Meursault - The Dirt and the roots (2009)
Existentialismus, Part 2. Die Band aus Edinburgh benannte sich nach der Hauptfigur aus Camus' "L'Étranger". Der rote Faden findet sich also eher im Bandnamen als im
Liedtext. Der Mörder Meursault bleibt sich treu und ist nicht bereit, etwas vorzutäuschen, um sich zu retten, weder Reue noch das Empfinden für einen Sinn des Lebens. Verdammt (und hingerichtet) wird er nicht zuletzt dafür, dass er im Anschluss an die Beerdigung seiner Mutter eine Liebesaffäre beginnt und sich im Kino eine Komödie ansieht - also nicht den Erwartungen der Gesellschaft entspricht.
And never will I find anything that will bind me to all that I knew
Until I find out I will bury my heart beneath the dirt, the soil and the roots.
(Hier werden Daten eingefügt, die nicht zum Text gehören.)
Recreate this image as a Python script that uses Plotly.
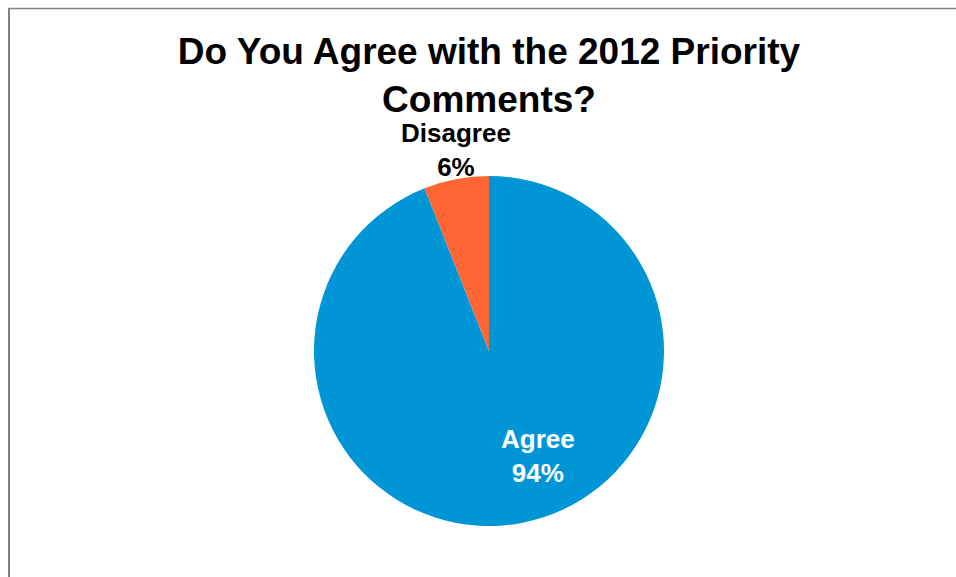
import plotly.graph_objects as go

labels = ["Agree", "Disagree"]
values = [94, 6]
colors = ["#0096D6", "#FF6633"]
label_colors = ["white", "black"]
title_text = "Do You Agree with the 2012 Priority<br>Comments?"

W, H = 956, 577
cx, cy, r = 489, 351, 175

fig = go.Figure(go.Pie(
    labels=labels, values=values, sort=False, direction="clockwise",
    rotation=0, marker=dict(colors=colors, line=dict(width=0)),
    textinfo="none", hoverinfo="label+percent", showlegend=False,
    domain=dict(x=[(cx - r) / W, (cx + r) / W], y=[1 - (cy + r) / H, 1 - (cy - r) / H]),
))

total = sum(values)
label_pos = [(538, 456), (456, 150)]
for lab, v, col, (px, py) in zip(labels, values, label_colors, label_pos):
    fig.add_annotation(
        x=px / W, y=1 - py / H, xref="paper", yref="paper",
        text=f"<b>{lab}<br>{round(100 * v / total)}%</b>", showarrow=False,
        font=dict(family="Liberation Sans, Arial, sans-serif", size=26, color=col),
        xanchor="center", yanchor="middle", align="center",
    )

fig.add_shape(type="line", xref="paper", yref="paper", x0=9 / W, x1=9 / W, y0=0, y1=1 - 8 / H,
              line=dict(color="#808080", width=2))
fig.add_shape(type="line", xref="paper", yref="paper", x0=8 / W, x1=1, y0=1 - 8.5 / H, y1=1 - 8.5 / H,
              line=dict(color="#808080", width=1.5))

fig.update_layout(
    width=W, height=H, margin=dict(l=0, r=0, t=0, b=0),
    paper_bgcolor="white", plot_bgcolor="white",
    title=dict(text=f"<b>{title_text}</b>", x=489 / W, xanchor="center", y=1 - 64 / H, yanchor="middle",
               font=dict(family="Liberation Sans, Arial, sans-serif", size=37, color="black")),
)

fig.write_html("out.html")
Two Doors Cinema Club - Changing of the seasons (2013)
Zweiter Beitrag zum Thema "Stimmungsdiskrepanz zwischen Text und Melodie", dieses Mal aus Nordirland. Eine schmerzhafte Trennung wird textlich verarbeitet und in
fröhliche Popmelodie verpackt. Letztendlich entsteht nicht zuletzt dadurch der Eindruck der Überwindung und des Verschmerzens der verlorenen Liebe.
When you say you won't forget me
I can tell you that's not true
'Cause every day since you left me
I've thought less and less of you
And I've worn out all the reasons
To keep knocking at your door
Could be the changing of the seasons
But I don't love you anymore



Phil Vetter - Trottelkind (2016)
Als Beitrag zu gelungener deutschsprachiger Liedkunst gedacht, gingen die Meinungen dazu nicht zuletzt aufgrund von Verständnisschwierigkeiten jedoch auseinander. Damit
ist nicht der tatsächlich stattgefundene Verhörer gemeint, der einen "Schlüpfer" in den Text schummelte (im Lied zwischen 0:50 und 0:55). Dieser konnte geklärt werden, wenn auch ohne Hilfe des Künstlers. Jener wurde nämlich im FOFL-Vorfeld angeschrieben, hat sich aber leider nicht geäußert (wahrscheinlich hätte der Schlüpfer im Anschreiben besser unerwähnt bleiben sollen). Verstanden haben wir das Lied als (Wanderer-)Metapher für den Lebensweg.
Großen Neid gibt's zum Freundschaftspreis
Und er verlangt nach Heiterkeit.
Hab mir die Fassung bewahrt
Und da ne neue Birne drauf gemalt
Ein weit'res Mal als Trottelkind getarnt
hab ich mich selbst wieder und wieder nachgeahmt



Modest Mouse - Lives (2000)
Existentialismus, Part 3. Puh, sperrig wie manch existentialistische Lektüre kommt die Musik von Modest Mouse daher. Weniger exzentrisch aber ist der Text, zur
Abwechslung mal befreiend unmetaphorisch geht er direkt zum philosophischen Kern.
Everyone's afraid of their own lives
If you could be anything you want
I bet you'd be disappointed, am I right?
And it's our lives
It's hard to remember, it's hard to remember
We're alive for the first time
It's hard to remember, it's hard to remember
To live before you die



Not hard to remember: Nach dem FOFl ist vor dem FOFL.
Freu mich auf einen goldenen FOFL-Herbst.